Il convient de rappeler que le régime matrimonial n’est pas figé dans le temps. Après deux années d’application, les époux peuvent procéder à un changement de régime par acte notarié, permettant d’adapter leur statut patrimonial à l’évolution de leur situation professionnelle, familiale ou financière.
L’art de la décision éclairée : critères déterminants
Choisir son régime matrimonial constitue une décision multifactorielle qui mérite une analyse approfondie. Cette sélection doit s’appuyer sur plusieurs critères déterminants qui, combinés, orienteront vers la solution la plus adaptée au profil spécifique du couple.
Le profil professionnel des époux figure parmi les facteurs prédominants. Les professions comportant des risques financiers significatifs (entrepreneurs, commerçants, professions libérales) s’accommodent mieux d’un régime séparatiste protégeant le patrimoine familial des aléas économiques. À l’inverse, lorsque les deux époux exercent des professions salariées stables, un régime communautaire peut offrir une mutualisation bénéfique.
La configuration familiale influence considérablement ce choix. La présence d’enfants d’unions précédentes complique l’adoption d’une communauté universelle, tandis qu’un couple sans enfant pourra privilégier la protection maximale du conjoint survivant. L’écart d’âge entre époux constitue également un paramètre à considérer dans l’anticipation successorale.

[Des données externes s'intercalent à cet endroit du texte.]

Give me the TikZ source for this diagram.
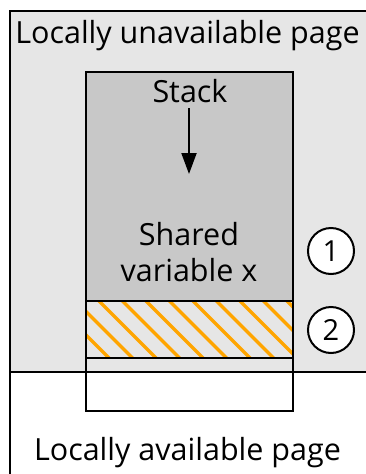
\documentclass[tikz,border=0pt]{standalone}
\usepackage{fontspec}
\setmainfont{Open Sans}
\usetikzlibrary{arrows.meta}
\definecolor{bgpage}{RGB}{230,230,230}
\definecolor{stackgray}{RGB}{200,200,200}
\definecolor{hatchorange}{RGB}{255,165,0}
\begin{document}
\begin{tikzpicture}[x=1pt,y=-1pt,
  lbl/.style={font=\fontsize{30.5}{36}\selectfont, inner sep=0pt, anchor=base},
  border/.style={draw=black, line width=2pt},
  numcircle/.style={circle, draw=black, line width=2pt, fill=white, minimum size=46pt, inner sep=0pt, font=\fontsize{29}{34}\selectfont},
  hatchline/.style={draw=hatchorange, line width=3.2pt}]
\useasboundingbox (0,0) rectangle (365,474);
% upper page
\fill[bgpage] (10,11) rectangle (375,372);
\draw[border] (375,11) -- (10,11) -- (10,480);
\draw[border] (10,372) -- (375,372);
% stack area
\fill[stackgray] (86,72) rectangle (293,301);
% hatched area
\begin{scope}
\clip (86,301) rectangle (293,358);
\foreach \k in {-4,...,9} {
  \draw[hatchline] ({100+23.5*\k-10},292) -- ({100+23.5*\k+70},372);
}
\end{scope}
\draw[border] (86,72) rectangle (293,411);
\draw[border] (86,301) -- (293,301);
\draw[border] (86,358) -- (293,358);
% texts
\node[lbl] (top) at (187.5,43) {Locally unavailable page};
\node[lbl] (stack) at (190,102) {Stack};
\node[lbl] (shared) at (189,245) {Shared};
\node[lbl] (varx) at (189,281) {variable x};
\node[lbl] (bottom) at (187.5,460) {Locally available page};
\coordinate (arrowend) at (189,174);
\draw[line width=2pt, -{Triangle[length=21pt,width=15pt]}] (189,108) -- (arrowend);
\node[numcircle] (one) at (331,251) {1};
\node[numcircle] (two) at (331,330) {2};
\end{tikzpicture}
\end{document}
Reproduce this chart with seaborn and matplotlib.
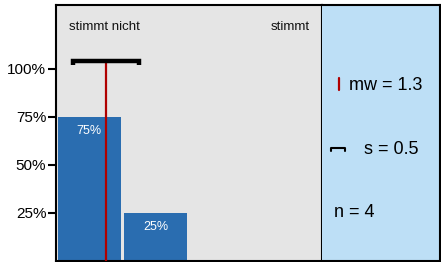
import matplotlib
matplotlib.use("Agg")
import matplotlib.pyplot as plt
import seaborn as sns
import pandas as pd

categories = ["1", "2", "3", "4"]
shares = [0.75, 0.25, 0.0, 0.0]
bar_labels = ["75%", "25%", "", ""]
ytick_vals = [0.25, 0.5, 0.75, 1.0]
ytick_labels = ["25%", "50%", "75%", "100%"]
mean_val = 1.25
std_val = 0.5
n_val = 4
left_label = "stimmt nicht"
right_label = "stimmt"
stat_texts = ["mw = 1.3", "s = 0.5", "n = 4"]

sns.set_style("white")
plt.rcParams["font.family"] = ["Liberation Sans", "DejaVu Sans"]
plt.rcParams["text.color"] = "black"
plt.rcParams["ytick.color"] = "black"
plt.rcParams["ytick.labelcolor"] = "black"

W, H = 441, 262
fig = plt.figure(figsize=(W / 100, H / 100), dpi=100)
x0, x1, y0, y1 = 56, 322, 5, 261
ax = fig.add_axes([x0 / W, 1 - y1 / H, (x1 - x0) / W, (y1 - y0) / H])
ax2 = fig.add_axes([x1 / W, 1 - y1 / H, (440 - x1) / W, (y1 - y0) / H])

df = pd.DataFrame({"cat": categories, "share": shares})
sns.barplot(data=df, x="cat", y="share", order=categories, color="#2a6db0",
            saturation=1, width=0.94, linewidth=0, edgecolor="none", ax=ax)
ax.set_facecolor("#e5e5e5")
ax.set_xlim(-0.5, 3.5)
ax.set_ylim(0, 1.333)
ax.set_xticks([])
ax.set_xlabel("")
ax.set_ylabel("")
ax.set_yticks(ytick_vals)
ax.set_yticklabels(ytick_labels, fontsize=11, color="black")
ax.tick_params(axis="y", direction="out", length=6, width=1.5, color="black", pad=1, left=True)
for sp in ax.spines.values():
    sp.set_visible(True)
    sp.set_color("black")
    sp.set_linewidth(1.5)

for i, (v, lab) in enumerate(zip(shares, bar_labels)):
    if lab:
        ax.annotate(lab, (i, v), xytext=(0, -10), textcoords="offset points",
                    ha="center", va="center", color="white", fontsize=9)

m = mean_val - 1
by = 1.04
ax.vlines(m, 0, by, color="#b00000", lw=1.6, zorder=3)
ax.plot([m - std_val, m - std_val, m + std_val, m + std_val],
        [by - 0.022, by, by, by - 0.022], color="black", lw=3.2,
        solid_capstyle="butt", solid_joinstyle="miter", zorder=4)

def fy(py):
    return (y1 - py) / (y1 - y0)

def fx(px, a0, a1):
    return (px - a0) / (a1 - a0)

ax.text(fx(69, x0, x1), fy(29.5), left_label, transform=ax.transAxes,
        ha="left", va="baseline", fontsize=9.5, color="#111111")
ax.text(fx(310, x0, x1), fy(29.5), right_label, transform=ax.transAxes,
        ha="right", va="baseline", fontsize=9.5, color="#111111")

ax2.set_facecolor("#bddff6")
ax2.set_xticks([])
ax2.set_yticks([])
ax2.set_xlim(0, 1)
ax2.set_ylim(0, 1)
for sp in ax2.spines.values():
    sp.set_visible(True)
    sp.set_color("black")
    sp.set_linewidth(1.5)
ax2.spines["left"].set_visible(False)

ax2.plot([fx(339, x1, 440)] * 2, [fy(78), fy(90)], color="#b00000", lw=1.6)
ax2.plot([fx(331, x1, 440), fx(331, x1, 440), fx(345, x1, 440), fx(345, x1, 440)],
         [fy(150.5), fy(148), fy(148), fy(150.5)], color="black", lw=1.5)
ax2.text(fx(349, x1, 440), fy(89.5), stat_texts[0], ha="left", va="baseline", fontsize=13)
ax2.text(fx(364, x1, 440), fy(153.5), stat_texts[1], ha="left", va="baseline", fontsize=13)
ax2.text(fx(334, x1, 440), fy(217), stat_texts[2], ha="left", va="baseline", fontsize=13)

fig.savefig("out.png", dpi=100)
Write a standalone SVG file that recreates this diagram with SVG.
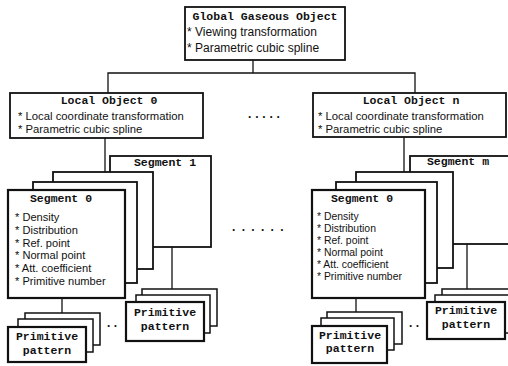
<svg xmlns="http://www.w3.org/2000/svg" width="508" height="366" viewBox="0 0 508 366">
<style>
.box{fill:#fff;stroke:#111;stroke-width:1.8}
.fb{fill:#fff;stroke:#111;stroke-width:2.2}
.pb{fill:#fff;stroke:#111;stroke-width:1.5}
.ln{fill:none;stroke:#111;stroke-width:1.3}
.mt{font-family:"Liberation Mono","Courier New",monospace;font-weight:bold;font-size:11.5px;fill:#111}
.st{font-family:"Liberation Sans",Arial,sans-serif;font-size:12px;fill:#111}
.so{font-family:"Liberation Sans",Arial,sans-serif;font-size:11.3px;fill:#111}
.sl{font-family:"Liberation Sans",Arial,sans-serif;font-size:11.1px;fill:#111}
.sr{font-family:"Liberation Sans",Arial,sans-serif;font-size:10.4px;fill:#111}
.dt{font-family:"Liberation Sans",Arial,sans-serif;font-weight:bold;font-size:12px;fill:#111}
</style>
<rect width="508" height="366" fill="#fff"/>
<g id="connectors">
<polyline class="ln" points="253,60 253,73"/>
<polyline class="ln" points="108,93 108,73 415,73 415,93"/>
<polyline class="ln" points="105,138 105,172"/>
<polyline class="ln" points="404,137 404,172"/>
<polyline class="ln" points="172,247 172,289"/>
<polyline class="ln" points="62,298 62,313"/>
<polyline class="ln" points="467,244 467,289"/>
<polyline class="ln" points="356,298 356,312"/>
</g>
<g id="global">
<rect class="box" x="185" y="7" width="160" height="53"/>
<text class="mt" x="265" y="20" text-anchor="middle">Global Gaseous Object</text>
<text class="st" x="187" y="36">* Viewing transformation</text>
<text class="st" x="187" y="52">* Parametric cubic spline</text>
</g>
<g id="local0">
<rect class="box" x="10" y="93" width="193" height="45"/>
<text class="mt" x="109" y="104" text-anchor="middle">Local Object 0</text>
<text class="so" x="18" y="120">* Local coordinate transformation</text>
<text class="so" x="18" y="133">* Parametric cubic spline</text>
</g>
<g id="localn">
<rect class="box" x="313" y="93" width="193" height="44"/>
<text class="mt" x="411" y="104" text-anchor="middle">Local Object n</text>
<text class="so" x="318" y="119.5">* Local coordinate transformation</text>
<text class="so" x="318" y="132.5">* Parametric cubic spline</text>
</g>
<g id="dots1"><text class="dt" x="248" y="118" letter-spacing="3.8">.....</text></g>
<g id="dots2"><text class="dt" x="232" y="231" letter-spacing="6.3">......</text></g>
<g id="segment1">
<rect class="box" x="110" y="156" width="101" height="91"/>
<text class="mt" x="165" y="166" text-anchor="middle">Segment 1</text>
</g>
<g id="segstack0">
<rect class="box" x="53" y="172" width="100" height="97"/>
<rect class="box" x="33" y="182" width="104" height="101"/>
</g>
<g id="segment0">
<rect class="fb" x="8" y="190" width="117" height="108"/>
<text class="mt" x="61" y="202" text-anchor="middle">Segment 0</text>
<text class="sl" x="15" y="221">* Density</text>
<text class="sl" x="15" y="233.8">* Distribution</text>
<text class="sl" x="15" y="246.6">* Ref. point</text>
<text class="sl" x="15" y="259.4">* Normal point</text>
<text class="sl" x="15" y="272.2">* Att. coefficient</text>
<text class="sl" x="15" y="285">* Primitive number</text>
</g>
<g id="segmentm">
<rect class="box" x="410" y="156" width="102" height="88"/>
<text class="mt" x="458" y="165" text-anchor="middle">Segment m</text>
</g>
<g id="segstackn">
<rect class="box" x="356" y="172" width="97" height="96"/>
<rect class="box" x="336" y="182" width="101" height="101"/>
</g>
<g id="segment0n">
<rect class="fb" x="312" y="190" width="113" height="108"/>
<text class="mt" x="362" y="202" text-anchor="middle">Segment 0</text>
<text class="sr" x="317" y="220">* Density</text>
<text class="sr" x="317" y="232">* Distribution</text>
<text class="sr" x="317" y="244">* Ref. point</text>
<text class="sr" x="317" y="256">* Normal point</text>
<text class="sr" x="317" y="268">* Att. coefficient</text>
<text class="sr" x="317" y="280">* Primitive number</text>
</g>
<g id="prim-lb">
<rect class="pb" x="25" y="313" width="75" height="32"/>
<rect class="pb" x="18" y="319" width="75" height="33"/>
<rect class="fb" x="8" y="327" width="78" height="35"/>
<text class="mt" x="47" y="340" text-anchor="middle">Primitive</text>
<text class="mt" x="47" y="354" text-anchor="middle">pattern</text>
</g>
<g id="prim-lr">
<rect class="pb" x="142" y="289" width="75" height="37"/>
<rect class="pb" x="136" y="295" width="74" height="38"/>
<rect class="fb" x="126" y="302" width="78" height="39"/>
<text class="mt" x="165" y="316" text-anchor="middle">Primitive</text>
<text class="mt" x="165" y="330" text-anchor="middle">pattern</text>
</g>
<g id="dots3"><text class="dt" x="107" y="327" letter-spacing="3.5">..</text></g>
<g id="prim-rb">
<rect class="pb" x="327" y="312" width="75" height="32"/>
<rect class="pb" x="321" y="318" width="73" height="32"/>
<rect class="fb" x="312" y="326" width="75" height="37"/>
<text class="mt" x="350" y="339" text-anchor="middle">Primitive</text>
<text class="mt" x="350" y="352" text-anchor="middle">pattern</text>
</g>
<g id="dots4"><text class="dt" x="409" y="327" letter-spacing="3.5">..</text></g>
<g id="prim-rr">
<rect class="pb" x="442" y="289" width="70" height="37"/>
<rect class="pb" x="435" y="295" width="77" height="38"/>
<rect class="fb" x="427" y="302" width="78" height="37"/>
<text class="mt" x="466" y="314" text-anchor="middle">Primitive</text>
<text class="mt" x="466" y="328" text-anchor="middle">pattern</text>
</g>
</svg>
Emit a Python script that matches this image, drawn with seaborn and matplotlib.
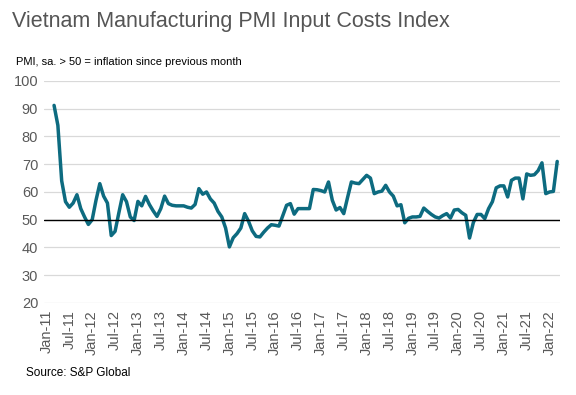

Le patrimoine préexistant oriente naturellement la réflexion. Un déséquilibre patrimonial important entre les époux au moment du mariage peut justifier une séparation de biens pour préserver cette différence ou, au contraire, une communauté universelle pour la gommer complètement, selon les intentions du couple.
Les projets patrimoniaux futurs doivent être intégrés à cette analyse. L’acquisition immobilière, la création d’entreprise ou la transmission intergénérationnelle s’optimisent différemment selon le régime choisi. Une projection à moyen et long terme s’avère indispensable pour éviter les configurations juridiques inadaptées aux ambitions du couple.
L’accompagnement par des professionnels du droit familial et patrimonial constitue un investissement judicieux pour naviguer dans cette complexité juridique. La consultation préalable d’un notaire, idéalement complétée par celle d’un avocat spécialisé en droit de la famille, permet d’élaborer une stratégie matrimoniale cohérente avec l’ensemble du projet de vie.